**WORK TO DO:** Starting at the first line of the data, please print exactly those lines through the one that holds "const FONT = '32px", omitting every picture.
· · ·
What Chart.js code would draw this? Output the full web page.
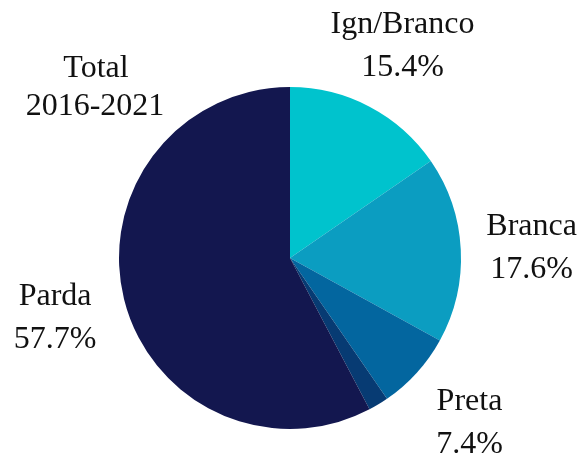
<!DOCTYPE html>
<html>
<head>
<meta charset="utf-8">
<script src="https://cdn.jsdelivr.net/npm/chart.js@4"></script>
<style>
  html, body { margin: 0; padding: 0; background: #fff; }
  #wrap { width: 582px; height: 461px; }
</style>
</head>
<body>
<div id="wrap"><canvas id="pieChart"></canvas></div>
<script>
// Data
const categories = ["Ign/Branco", "Branca", "Preta", "Amarela/Indígena", "Parda"];
const shares = [15.4, 17.6, 7.4, 1.9, 57.7];
const showLabel = [true, true, true, false, true];
const sliceColors = ["#00c3cd", "#0b9dc1", "#03669f", "#073b73", "#13174f"];
const titleLines = ["Total", "2016-2021"];

const FONT = '32px "Liberation Serif", "Times New Roman", serif';

// Outside labels, placed along each slice's middle angle
const outsideLabels = {
  id: "outsideLabels",
  afterDraw(chart) {
    const ctx = chart.ctx;
    const arcs = chart.getDatasetMeta(0).data;
    ctx.save();
    ctx.font = FONT;
    ctx.fillStyle = "#111";
    ctx.textAlign = "center";
    ctx.textBaseline = "alphabetic";

    arcs.forEach((arc, i) => {
      if (!showLabel[i]) return;
      const mid = (arc.startAngle + arc.endAngle) / 2;
      const dist = arc.outerRadius * 1.415;
      const cx = arc.x + Math.cos(mid) * dist;
      const cy = arc.y + Math.sin(mid) * dist;
      ctx.fillText(categories[i], cx, cy - 10.5);
      ctx.fillText(shares[i].toFixed(1) + "%", cx, cy + 32.5);
    });

    // "Total 2016-2021" caption in the top-left corner
    ctx.fillText(titleLines[0], 96, 77);
    ctx.fillText(titleLines[1], 95, 115);
    ctx.restore();
  },
};

const pieCtx = document.getElementById("pieChart").getContext("2d");
const pieChart = new Chart(pieCtx, {
  type: "pie",
  data: {
    labels: categories,
    datasets: [
      {
        data: shares,
        backgroundColor: sliceColors,
        borderWidth: 0,
      },
    ],
  },
  options: {
    responsive: true,
    maintainAspectRatio: false,
    animation: false,
    layout: {
      padding: { left: 119, right: 121, top: 87, bottom: 32 },
    },
    plugins: {
      legend: { display: false },
      tooltip: { enabled: false },
    },
  },
  plugins: [outsideLabels],
});
</script>
</body>
</html>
· · ·
**OUTPUT OF THE EXERCISE:**
What Chart.js code would draw this? Output the full web page.
<!DOCTYPE html>
<html>
<head>
<meta charset="utf-8">
<script src="https://cdn.jsdelivr.net/npm/chart.js@4"></script>
<style>
  html, body { margin: 0; padding: 0; background: #fff; }
  #wrap { width: 582px; height: 461px; }
</style>
</head>
<body>
<div id="wrap"><canvas id="pieChart"></canvas></div>
<script>
// Data
const categories = ["Ign/Branco", "Branca", "Preta", "Amarela/Indígena", "Parda"];
const shares = [15.4, 17.6, 7.4, 1.9, 57.7];
const showLabel = [true, true, true, false, true];
const sliceColors = ["#00c3cd", "#0b9dc1", "#03669f", "#073b73", "#13174f"];
const titleLines = ["Total", "2016-2021"];

const FONT = '32px "Liberation Serif", "Times New Roman", serif';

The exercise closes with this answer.